Pearl was kidnapped January 23, and it was Mueller who first informed Musharraf of Pearl's abduction.
Sheikh, who was arrested February 12, made a brief appearance Monday before an anti-terrorism court in Karachi, Pakistan, where he was remanded in custody for 14 days to allow prosecutors to gather more evidence.
He appeared with two other men, Sheikh Mohammed Adil and Salmon Saqib, who are accused of sending e-mails connected to Pearl's abduction and who also were remanded.
With white hoods over their heads, the suspects were taken to the closed-door hearing under heavy security and hustled in and out of the Sindh High Court in under an hour.

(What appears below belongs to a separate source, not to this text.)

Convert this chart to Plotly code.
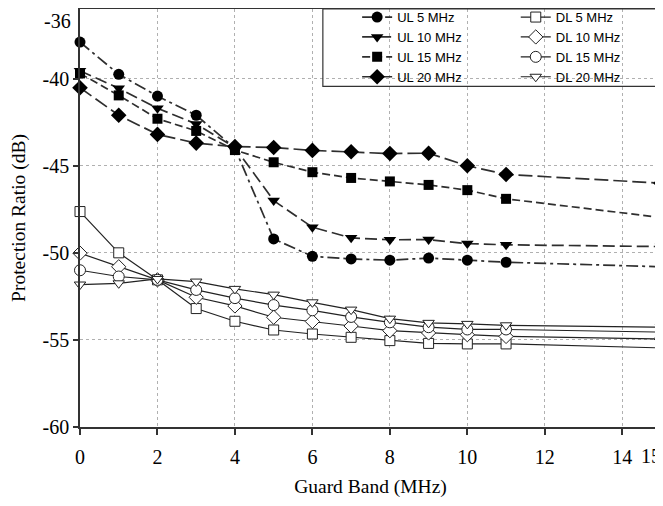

Raja Qureshi, the prosecutor general, said Judge Shabbir Ahmed granted a police request to hold the suspects while their investigation continued.
There was speculation that Sheikh might make a full confession before the court and that formal charges of murder and kidnapping would be presented. But police said the investigation is complex, and they want more evidence before formal charges are filed.
The prosecutor said authorities intend to recover the body and the weapon used to kill Pearl. They also are looking for more suspects.
Complaints of coercion
At a previous court appearance, Sheikh rejected the opportunity to have an attorney represent him, saying he would not defend himself against any charges.
At Monday's hearing, the accused complained of coercion, saying police were trying to force them to put their signatures on blank sheets of paper. The judge told the police to back off and not coerce the suspects, CNN reported.
Pearl disappeared last month in Karachi when he was believed to be on his way to interview a Pakistani militant thought to have connections with Richard Reid, the man accused of trying to blow up a trans-Atlantic flight with explosives hidden in his shoes.